#### GIVEN INSTRUCTION:
Repeat exactly the lines from the line with "Output the LaTeX" to the line with "(0,0) rectangle (854,623);", including both, and leave out any pictures.

#### DATASET CONTENT:

********************

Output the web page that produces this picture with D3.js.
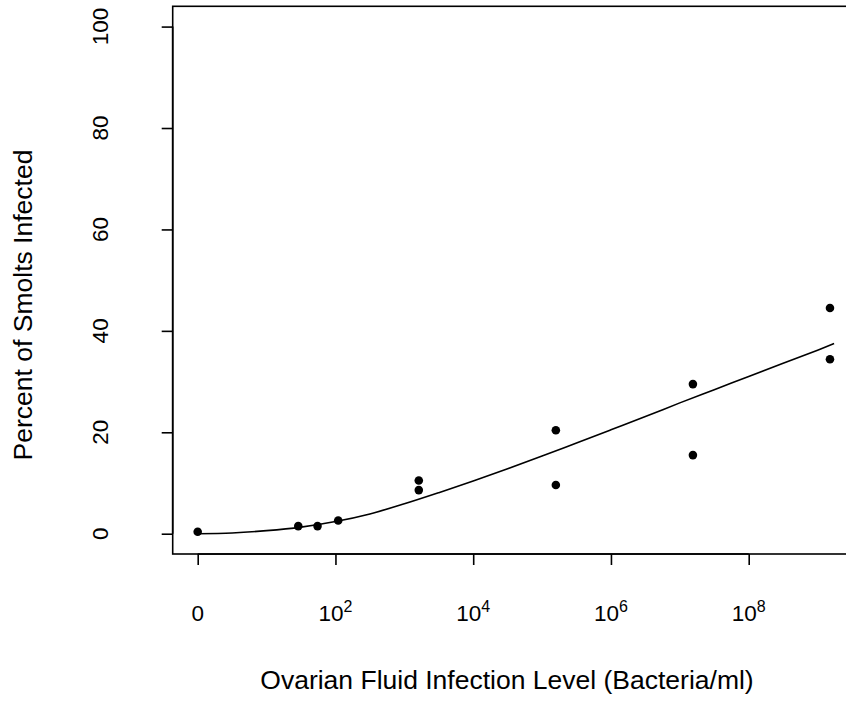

********************

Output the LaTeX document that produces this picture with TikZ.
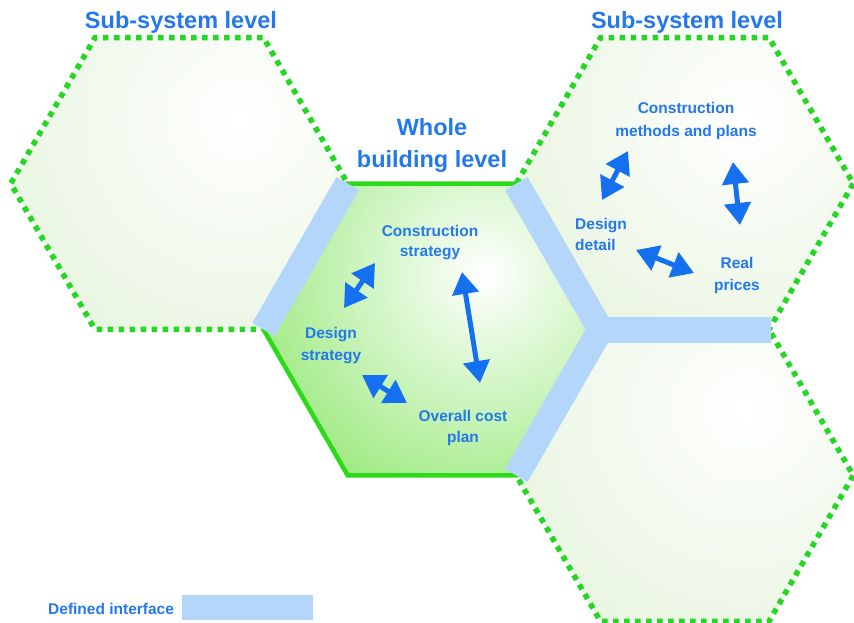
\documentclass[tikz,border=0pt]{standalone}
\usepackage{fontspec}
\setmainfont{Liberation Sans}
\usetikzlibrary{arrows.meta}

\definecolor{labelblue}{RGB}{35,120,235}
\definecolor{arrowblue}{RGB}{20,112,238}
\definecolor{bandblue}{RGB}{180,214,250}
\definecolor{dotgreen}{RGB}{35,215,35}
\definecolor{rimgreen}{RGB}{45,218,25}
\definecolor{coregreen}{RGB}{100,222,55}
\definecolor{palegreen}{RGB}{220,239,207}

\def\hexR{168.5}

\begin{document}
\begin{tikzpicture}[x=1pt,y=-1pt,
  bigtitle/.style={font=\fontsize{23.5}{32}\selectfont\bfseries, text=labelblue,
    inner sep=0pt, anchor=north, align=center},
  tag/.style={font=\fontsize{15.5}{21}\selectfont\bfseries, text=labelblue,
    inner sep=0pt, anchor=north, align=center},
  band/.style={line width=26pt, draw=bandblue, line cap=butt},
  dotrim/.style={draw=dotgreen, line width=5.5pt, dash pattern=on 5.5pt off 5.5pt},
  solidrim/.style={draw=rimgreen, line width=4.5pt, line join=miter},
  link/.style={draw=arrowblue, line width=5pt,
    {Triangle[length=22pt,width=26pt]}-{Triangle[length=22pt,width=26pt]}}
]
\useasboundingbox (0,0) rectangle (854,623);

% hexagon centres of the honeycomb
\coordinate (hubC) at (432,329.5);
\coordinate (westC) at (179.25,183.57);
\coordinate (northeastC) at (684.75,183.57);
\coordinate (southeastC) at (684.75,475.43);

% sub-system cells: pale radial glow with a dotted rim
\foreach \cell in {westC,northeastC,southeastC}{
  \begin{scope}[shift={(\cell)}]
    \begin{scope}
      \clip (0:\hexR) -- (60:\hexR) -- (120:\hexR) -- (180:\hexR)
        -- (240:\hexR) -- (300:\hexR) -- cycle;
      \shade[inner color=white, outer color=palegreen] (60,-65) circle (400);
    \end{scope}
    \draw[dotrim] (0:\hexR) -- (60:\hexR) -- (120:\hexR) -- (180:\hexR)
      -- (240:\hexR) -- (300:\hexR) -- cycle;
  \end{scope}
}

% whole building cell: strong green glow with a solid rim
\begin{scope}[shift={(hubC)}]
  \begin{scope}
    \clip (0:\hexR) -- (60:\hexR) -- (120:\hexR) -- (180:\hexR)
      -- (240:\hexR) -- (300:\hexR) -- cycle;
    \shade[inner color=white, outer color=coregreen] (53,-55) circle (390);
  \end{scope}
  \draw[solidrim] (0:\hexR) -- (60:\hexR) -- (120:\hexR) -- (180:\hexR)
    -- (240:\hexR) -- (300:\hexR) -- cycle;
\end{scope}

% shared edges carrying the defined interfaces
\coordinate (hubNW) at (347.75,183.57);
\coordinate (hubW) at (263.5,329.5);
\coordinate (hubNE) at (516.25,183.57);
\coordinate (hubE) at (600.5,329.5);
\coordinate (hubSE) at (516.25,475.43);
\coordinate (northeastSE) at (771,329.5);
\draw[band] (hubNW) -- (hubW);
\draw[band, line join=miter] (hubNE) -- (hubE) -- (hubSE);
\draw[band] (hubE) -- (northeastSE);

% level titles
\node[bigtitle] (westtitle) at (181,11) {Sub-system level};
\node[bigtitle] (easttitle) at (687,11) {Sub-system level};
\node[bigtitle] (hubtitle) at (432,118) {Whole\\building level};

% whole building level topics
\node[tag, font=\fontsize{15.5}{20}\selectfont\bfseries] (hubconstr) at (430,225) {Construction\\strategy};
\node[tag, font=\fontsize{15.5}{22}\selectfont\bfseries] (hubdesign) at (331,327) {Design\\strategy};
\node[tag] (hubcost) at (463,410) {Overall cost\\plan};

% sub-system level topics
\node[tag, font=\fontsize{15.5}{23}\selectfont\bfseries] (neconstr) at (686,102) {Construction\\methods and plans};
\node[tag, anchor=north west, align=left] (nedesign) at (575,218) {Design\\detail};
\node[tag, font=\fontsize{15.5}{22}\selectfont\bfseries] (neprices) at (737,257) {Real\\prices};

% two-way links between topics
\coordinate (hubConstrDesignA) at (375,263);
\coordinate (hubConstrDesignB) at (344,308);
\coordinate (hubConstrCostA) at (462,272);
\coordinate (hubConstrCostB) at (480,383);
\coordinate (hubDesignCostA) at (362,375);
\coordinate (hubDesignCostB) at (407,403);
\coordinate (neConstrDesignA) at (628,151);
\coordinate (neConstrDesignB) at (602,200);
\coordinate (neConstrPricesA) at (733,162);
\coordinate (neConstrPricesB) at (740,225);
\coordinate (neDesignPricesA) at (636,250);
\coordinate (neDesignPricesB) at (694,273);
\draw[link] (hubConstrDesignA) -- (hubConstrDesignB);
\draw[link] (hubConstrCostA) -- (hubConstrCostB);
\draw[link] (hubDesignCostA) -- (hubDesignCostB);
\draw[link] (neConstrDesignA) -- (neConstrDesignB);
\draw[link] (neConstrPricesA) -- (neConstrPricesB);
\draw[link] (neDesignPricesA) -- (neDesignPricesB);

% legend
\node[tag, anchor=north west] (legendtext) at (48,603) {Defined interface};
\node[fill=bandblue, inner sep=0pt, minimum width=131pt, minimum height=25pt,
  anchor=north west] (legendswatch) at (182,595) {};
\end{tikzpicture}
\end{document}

********************

#### WRITTEN ANSWER:
Output the LaTeX document that produces this picture with TikZ.
\documentclass[tikz,border=0pt]{standalone}
\usepackage{fontspec}
\setmainfont{Liberation Sans}
\usetikzlibrary{arrows.meta}

\definecolor{labelblue}{RGB}{35,120,235}
\definecolor{arrowblue}{RGB}{20,112,238}
\definecolor{bandblue}{RGB}{180,214,250}
\definecolor{dotgreen}{RGB}{35,215,35}
\definecolor{rimgreen}{RGB}{45,218,25}
\definecolor{coregreen}{RGB}{100,222,55}
\definecolor{palegreen}{RGB}{220,239,207}

\def\hexR{168.5}

\begin{document}
\begin{tikzpicture}[x=1pt,y=-1pt,
  bigtitle/.style={font=\fontsize{23.5}{32}\selectfont\bfseries, text=labelblue,
    inner sep=0pt, anchor=north, align=center},
  tag/.style={font=\fontsize{15.5}{21}\selectfont\bfseries, text=labelblue,
    inner sep=0pt, anchor=north, align=center},
  band/.style={line width=26pt, draw=bandblue, line cap=butt},
  dotrim/.style={draw=dotgreen, line width=5.5pt, dash pattern=on 5.5pt off 5.5pt},
  solidrim/.style={draw=rimgreen, line width=4.5pt, line join=miter},
  link/.style={draw=arrowblue, line width=5pt,
    {Triangle[length=22pt,width=26pt]}-{Triangle[length=22pt,width=26pt]}}
]
\useasboundingbox (0,0) rectangle (854,623);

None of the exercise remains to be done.